Wood Gas

Wood Gas is composed of H2 and Carbon Monoxide. Both of these gases are flammable hence its' usability as fuel. It can be produced from wood, as the name implies. A "Gasifier", the device that makes Wood Gas, heats wood in an near airless environment. The wood goes through pyrolysis which creates tars(in the gas phase) and wood gas.

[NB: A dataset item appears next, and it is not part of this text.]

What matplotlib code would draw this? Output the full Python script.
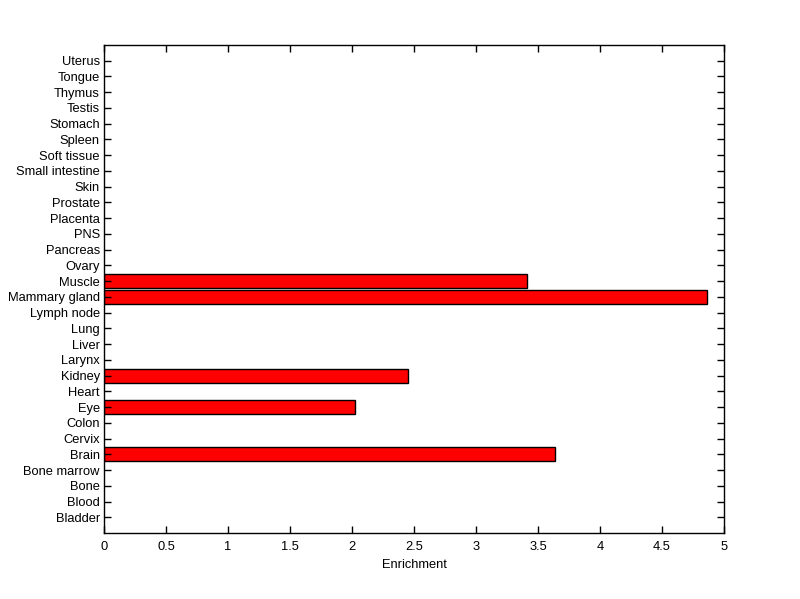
import numpy as np
import matplotlib
matplotlib.use("Agg")
import matplotlib.pyplot as plt

# tissues, bottom to top
tissues = ["Bladder", "Blood", "Bone", "Bone marrow", "Brain", "Cervix", "Colon", "Eye",
           "Heart", "Kidney", "Larynx", "Liver", "Lung", "Lymph node", "Mammary gland",
           "Muscle", "Ovary", "Pancreas", "PNS", "Placenta", "Prostate", "Skin",
           "Small intestine", "Soft tissue", "Spleen", "Stomach", "Testis", "Thymus",
           "Tongue", "Uterus"]

enrichment = [0, 0, 0, 0, 3.637, 0, 0, 2.027,
              0, 2.454, 0, 0, 0, 0, 4.865,
              3.414, 0, 0, 0, 0, 0, 0,
              0, 0, 0, 0, 0, 0,
              0, 0]

xticks = [0, 0.5, 1, 1.5, 2, 2.5, 3, 3.5, 4, 4.5, 5]

plt.rcParams['font.family'] = ['Liberation Sans', 'DejaVu Sans']
plt.rcParams['font.size'] = 9.3

fig = plt.figure(figsize=(8, 5.99), dpi=100)
ax = fig.add_axes([0.13, 0.11, 0.775, 0.815])

pos = np.arange(1, len(tissues) + 1)
vals = np.array(enrichment)
nz = vals > 0
ax.barh(pos[nz], vals[nz], height=0.9, color='#FF0000', edgecolor='black', linewidth=1)

ax.set_xlim(0, 5)
ax.set_ylim(0, len(tissues) + 1)
ax.set_xticks(xticks)
ax.set_xticklabels([f"{t:g}" for t in xticks])
ax.set_yticks(pos)
ax.set_yticklabels(tissues)
ax.set_xlabel("Enrichment", labelpad=4)

ax.tick_params(direction='in', top=True, right=True, length=5, width=1)
ax.tick_params(axis='x', pad=6)
ax.tick_params(axis='y', pad=3)
for s in ax.spines.values():
    s.set_linewidth(1)

fig.savefig("out.png", dpi=100)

Down Draft Stratified Wood Gasifier

Terms

  • Stratified: Its called stratified because of the different layers of wood in different states of decomposition.
  • Down Draft: The gasifier uses a down draft that originates at the wood hopper opening. This downdraft flows through the inactive wood layer down to the pyrolysis layer where it feeds the heat reaction, but isn't enough to actually burn the wood. As the air enter the pyrolysis layer it pushes the newly released wood gas and tars down the fire tube, through the ash chamber and filter unit, and into the engine/storage unit.

Components

  • Wood hopper: metal cylinder (I used a galvanized trash can) holds inactive wood, wood going through pyrolysis, and ash and charcoal which falls down the fire tube.
  • Fire Tube: A metal cylinder(mine is about 6 inch in diameter) attached to a flat metal circle. Needs to be slightly smaller then the hopper so it can fit just inside the mouth. The fire tube connection to the hopper must be air tight(it would be best to Braze it).
  • Ash Chamber: Metal cylinder about the same size as the hopper. Ash and charcoal dust falls through the grate into this component, and they must be removed on a regular basis. The wood hopper(with fire-tube) is brazed to the ash chamber to make it air tight. A hatch needs to be added to allow for ash/charcoal dust removal. The gas flows from the fire-tube through the ash chamber and on to the filter unit.
  • Filter Unit: 5 gallon metal bucket filled with wood chips. The filter unit catches ash and charcoal dust that is light enough to flow with the wood gas.